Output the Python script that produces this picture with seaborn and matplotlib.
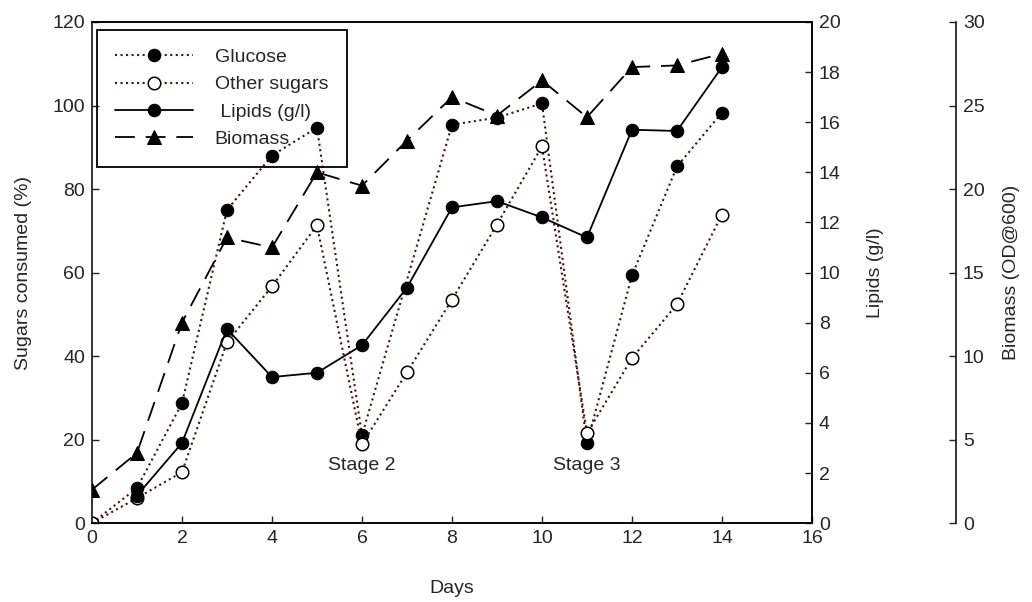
import numpy as np
import matplotlib
matplotlib.use('Agg')
import matplotlib.pyplot as plt
import seaborn as sns

# values
glucose_days = [0, 1, 2, 3, 4, 5, 6, 8, 9, 10, 11, 12, 13, 14]
glucose = [0, 8.4, 28.7, 75.0, 88.0, 94.7, 21.0, 95.4, 97.1, 100.5, 19.1, 59.3, 85.4, 98.3]

other_days = [0, 1, 2, 3, 4, 5, 6, 7, 8, 9, 10, 11, 12, 13, 14]
other_sugars = [0, 6.0, 12.2, 43.3, 56.7, 71.3, 18.9, 36.1, 53.5, 71.5, 90.2, 21.5, 39.5, 52.4, 73.9]

lipid_days = [1, 2, 3, 4, 5, 6, 7, 8, 9, 10, 11, 12, 13, 14]
lipids = [1.1, 3.2, 7.75, 5.83, 6.0, 7.1, 9.4, 12.6, 12.85, 12.2, 11.4, 15.7, 15.65, 18.2]

biomass_days = [0, 1, 2, 3, 4, 5, 6, 7, 8, 9, 10, 11, 12, 13, 14]
biomass = [2.0, 4.2, 12.0, 17.1, 16.5, 21.0, 20.2, 22.9, 25.5, 24.4, 26.5, 24.3, 27.3, 27.4, 28.1]

stage_labels = ['Stage 2', 'Stage 3']
stage_days = [6, 11]

sns.set_style('ticks')
plt.rcParams['font.family'] = ['Liberation Sans', 'DejaVu Sans']
fs = 14
plt.rcParams['font.size'] = fs

fig = plt.figure(figsize=(10.32, 6.02), dpi=100)
ax = fig.add_axes([0.0891, 0.131, 0.6977, 0.8325])
ax2 = ax.twinx()
ax3 = ax.twinx()

dot_col = '#4a1206'
ms = 9

sns.lineplot(x=glucose_days, y=glucose, ax=ax, color=dot_col, linestyle=':', lw=1.5,
             marker='o', markersize=ms, markerfacecolor='black', markeredgecolor='black',
             label='Glucose', legend=False)
sns.lineplot(x=other_days, y=other_sugars, ax=ax, color=dot_col, linestyle=':', lw=1.5,
             marker='o', markersize=ms, markerfacecolor='white', markeredgecolor='black',
             markeredgewidth=1.1, label='Other sugars', legend=False)
sns.lineplot(x=lipid_days, y=lipids, ax=ax2, color='black', linestyle='-', lw=1.3,
             marker='o', markersize=ms, markerfacecolor='black', markeredgecolor='black',
             label=' Lipids (g/l)', legend=False)
sns.lineplot(x=biomass_days, y=biomass, ax=ax3, color='black', linestyle=(0, (11, 6)), lw=1.3,
             marker='^', markersize=ms + 0.5, markerfacecolor='black', markeredgecolor='black',
             label='Biomass', legend=False)

for lab, d in zip(stage_labels, stage_days):
    ax.text(d, 13.8, lab, ha='center', va='center', fontsize=fs)

ax.set_xlim(0, 16)
ax.set_ylim(0, 120)
ax.set_xticks(np.arange(0, 17, 2))
ax.set_yticks(np.arange(0, 121, 20))
ax2.set_ylim(0, 20)
ax2.set_yticks(np.arange(0, 21, 2))
ax3.set_ylim(0, 30)
ax3.set_yticks(np.arange(0, 31, 5))

ax.set_xlabel('Days', fontsize=fs, labelpad=24)
ax.set_ylabel('Sugars consumed (%)', fontsize=fs, labelpad=15)
ax2.set_ylabel('Lipids (g/l)', fontsize=fs, labelpad=19)
ax3.set_ylabel('Biomass (OD@600)', fontsize=fs, labelpad=13)

for a in (ax, ax2, ax3):
    a.tick_params(direction='in', length=5, width=1, labelsize=fs, pad=5)
    for s in a.spines.values():
        s.set_linewidth(1.1)
        s.set_color('black')

ax.tick_params(right=False, top=False)
ax2.spines['left'].set_visible(False)
ax3.spines['left'].set_visible(False)
ax3.spines['top'].set_visible(False)
ax3.spines['bottom'].set_visible(False)
ax3.spines['right'].set_position(('axes', 1.2))

handles = []
labels = []
for a in (ax, ax2, ax3):
    h, l = a.get_legend_handles_labels()
    handles += h
    labels += l
leg = ax3.legend(handles, labels, loc='upper left', bbox_to_anchor=(0.007, 0.984),
                 borderaxespad=0, fancybox=False, edgecolor='black',
                 handlelength=4.0, handletextpad=1.1, fontsize=fs, labelspacing=0.5,
                 borderpad=0.95)
leg.get_frame().set_facecolor('none')
leg.get_frame().set_alpha(None)
leg.get_frame().set_linewidth(1.3)

fig.savefig('out.png', dpi=100)
plt.close()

• • •

From the first line above down to the line with "import seaborn as sns", reproduce every line and no others, omitting pictures.

Output the Python script that produces this picture with seaborn and matplotlib.
import numpy as np
import matplotlib
matplotlib.use('Agg')
import matplotlib.pyplot as plt
import seaborn as sns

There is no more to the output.